Work at reactor two has been temporarily halted since Sunday because of the danger. The immediate focus is on draining the highly radioactive water from the turbine room basements, but without releasing it into the environment.
The water inside the reactor two turbine room was Sunday measured at 1,000 millisieverts an hour -- a dose that can cause temporary radiation sickness with nausea and vomiting for people who are exposed.
Pacific Ocean seawater just north of the plant was found to have 1,150 times the legal limit of iodine, the nuclear safety agency said Monday. Previous readings to the south reached more than 1,850 times the legal limit.
The nuclear crisis remains a distraction from the dire plight of hundreds of thousands made homeless by the quake-tsunami disaster that has left nearly 30,000 people confirmed dead or listed missing.

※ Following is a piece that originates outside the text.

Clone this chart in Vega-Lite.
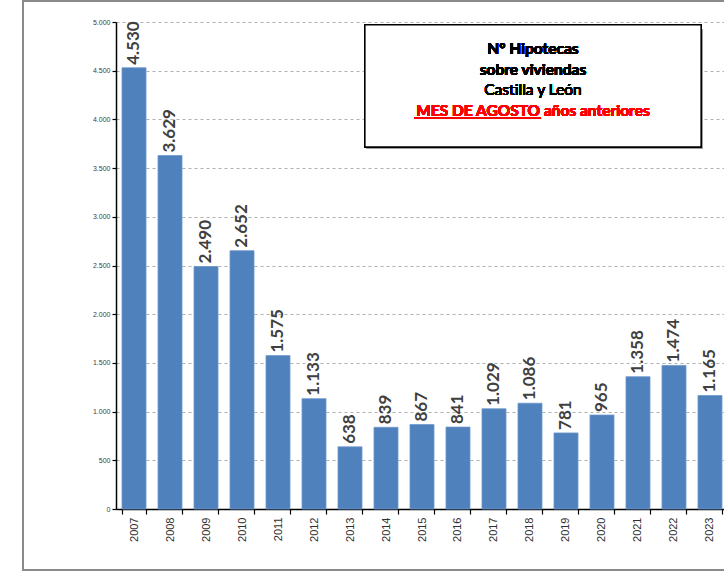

Hundreds of aftershocks since the March 11 disaster have rattled buildings and further strained nerves -- including a powerful 6.1-magnitude quake that sparked a tsunami advisory in worst-hit Miyagi prefecture early Monday.
In areas near the nuclear plant -- some of them virtual ghost towns with people holed up in their homes -- rubble remained uncleared and tsunami victims have received little aid because supplies have ground to a halt.
The Japanese government has ordered people to leave the area within 20 kilometres (12 miles) from the stricken plant and "encouraged" people to move out of places 20-30 kilometres away.
Environmental activist group Greenpeace said it had confirmed radiation levels of up to 10 microsieverts per hour in Iitate village, 40 kilometres northwest of the plant, and urged the government to evacuate the area.
"It is clearly not safe for people to remain in Iitate, especially children and pregnant women, when it could mean receiving the maximum allowed annual dose of radiation in only a few days," said its radiation safety expert Jan van de Putte.
"The authorities must stop choosing politics over science and determine evacuation zones around the Fukushima nuclear plant that reflect the radiation levels being found in the environment."